Suburbicon feels like a movie where someone drew a mindmap on a page of the things they wanted their movie to be about and only got as far as having a few headings before suddenly it was time to put the whole thing together. It’s an ungainly beast, that doesn’t succeed very well on its own merits, and largely fails at telling stories that other films have already told better.
Suburbicon marks Clooney’s sixth directorial feature, but the first where he never appears in his own movie. You can really see what it’s going for, but it feels like George spent so much time acting in the Coen Brother’s movies that he thinks he can direct like them too, and it turns out that he can’t. The film features two, wildly disparate storylines. Both take place in the titular neighbourhood in 1959. The first is that of the Mayers, the first African-American family to move into a purely whitebread neighbourhood.
The resulting outrage and social ostracizing of the family by the community is largely background noise for the real plot though. This one focuses on the Lodge family. Patriarch Gardner (Damon) lives with his wife Rose (Moore, in blonde) and her twin sister Margaret (Moore, in brunette). After a home invasion leaves Rose dead, Margaret slowly begins to transform herself into her sister and take her place with Gardner. An insurance agent arrives to ascertain whether or not the murder was in fact arranged by Gardner himself.

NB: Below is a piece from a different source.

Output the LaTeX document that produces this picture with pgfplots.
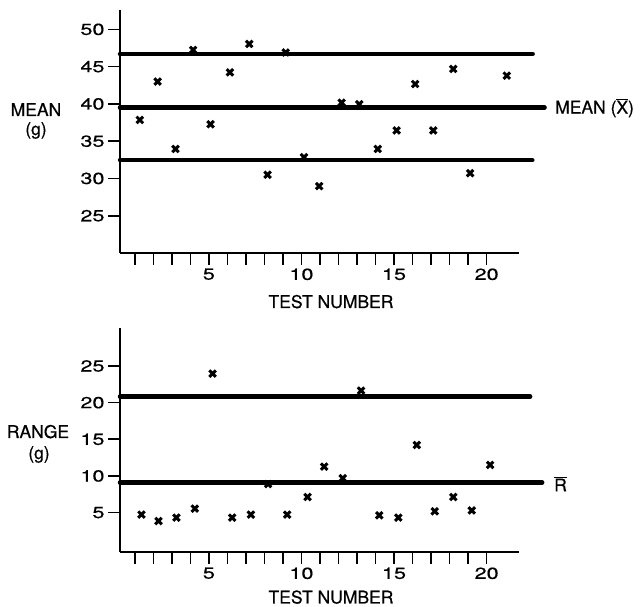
\documentclass[border=0pt]{standalone}
\usepackage{fontspec}
\setmainfont{TeX Gyre Heros}[UprightFeatures={FakeBold=0.5}]
\newfontfamily\tickfont{TeX Gyre Heros}[FakeStretch=1.35, UprightFeatures={FakeBold=0.5}]
\usepackage{pgfplots}
\pgfplotsset{compat=1.18}

\newcommand\labfont{\fontsize{17.5}{20}\selectfont}

\pgfplotsset{
  qc/.style={
    scale only axis, anchor=south west,
    width=399pt,
    axis lines*=left,
    axis line style={line width=1.8pt, black},
    tick align=outside, major tick length=12pt,
    tick style={line width=1.6pt, black},
    xmin=0.2, xmax=21.75,
    xtick={1,...,20},
    xticklabels={,,,,5,,,,,10,,,,,15,,,,,20},
    tick label style={font=\fontsize{16}{18}\selectfont\tickfont},
    /pgf/number format/assume math mode=true,
    clip=false,
  },
  pts/.style={only marks, mark=x, mark size=4.6pt, line width=3pt, black},
  limit/.style={no marks, line width=4.5pt, line cap=round, black},
}

\begin{document}
\begin{tikzpicture}[x=1pt,y=1pt]
\useasboundingbox (0,0) rectangle (641,607);

% mean chart
\begin{axis}[qc, at={(120pt,354pt)}, height=243pt,
  ymin=20, ymax=52.6, ytick={25,30,...,50}]
\addplot[limit] coordinates {(0.2,46.7)(22.49,46.7)};
\addplot[limit] coordinates {(0.2,39.5)(23.13,39.5)};
\addplot[limit] coordinates {(0.2,32.45)(22.47,32.45)};
\addplot[pts] coordinates {
  (1.27,37.85)(2.23,43.0)(3.2,33.96)(4.15,47.24)(5.09,37.27)
  (6.14,44.23)(7.18,48.05)(8.17,30.5)(9.15,46.9)(10.14,32.85)
  (10.96,28.97)(12.17,40.17)(13.12,39.96)(14.12,33.96)(15.14,36.44)
  (16.14,42.67)(17.12,36.44)(18.2,44.69)(19.11,30.7)(21.09,43.79)};
\end{axis}

% range chart
\begin{axis}[qc, at={(120pt,55pt)}, height=223.7pt,
  ymin=-0.37, ymax=30.14, ytick={5,10,...,25}]
\addplot[limit] coordinates {(0.2,20.82)(22.35,20.82)};
\addplot[limit] coordinates {(0.2,9.09)(23.0,9.09)};
\addplot[pts] coordinates {
  (1.36,4.73)(2.28,3.85)(3.25,4.32)(4.24,5.55)(5.2,23.96)
  (6.26,4.32)(7.27,4.73)(8.2,8.9)(9.23,4.73)(10.33,7.13)
  (11.23,11.27)(12.23,9.7)(13.22,21.64)(14.2,4.63)(15.23,4.32)
  (16.23,14.22)(17.2,5.18)(18.2,7.13)(19.2,5.3)(20.19,11.5)};
\end{axis}

\begin{scope}[every node/.style={font=\labfont, inner sep=0pt}]
\node[anchor=base] at (36,491) {MEAN};
\node[anchor=base] at (36,472) {(g)};
\node[anchor=base] at (38,169) {RANGE};
\node[anchor=base] at (39,148) {(g)};
\node[anchor=base] at (331,299) {TEST NUMBER};
\node[anchor=base] at (331,3.5) {TEST NUMBER};
\node[anchor=west] at (555,499) {MEAN (\(\overline{\mbox{X}}\))};
\node[anchor=west] at (554,123) {\(\overline{\mbox{R}}\)};
\end{scope}
\end{tikzpicture}
\end{document}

From there, the usual features of a Coen Brothers movie present themselves, including suburban discord, dark and secretive murders and the inherent comedy in terrible events when you shouldn’t actually be laughing. However, none of them come together particularly well here. For one, Damon seems to be phoning it in a bit. Moore does better with her two roles, but the dynamic of “slightly crazy woman” doesn’t lend itself to a lot of depth here. The best actor is probably the young son of the household, who shows good development as he becomes less and less at ease in his own home with his father.
The real problem is that the racial side plot is completely unnecessary and adds nothing to Suburbicon. As such, we are left with two distinct plots, and the feeling that the filmmakers wanted to make some great point with this that never really comes across. It also reduces the characters from that plot into flat figures for whatever else is going on around them, as we never really get to know what’s going on in their own development.
If a lot of Suburbicon had been cut and restructured, it may have been something better. As it is, it doesn’t really give us much to go on except “racism is bad” and “small towns sometimes hide secrets.” And I didn’t need this movie to be taught about those things again.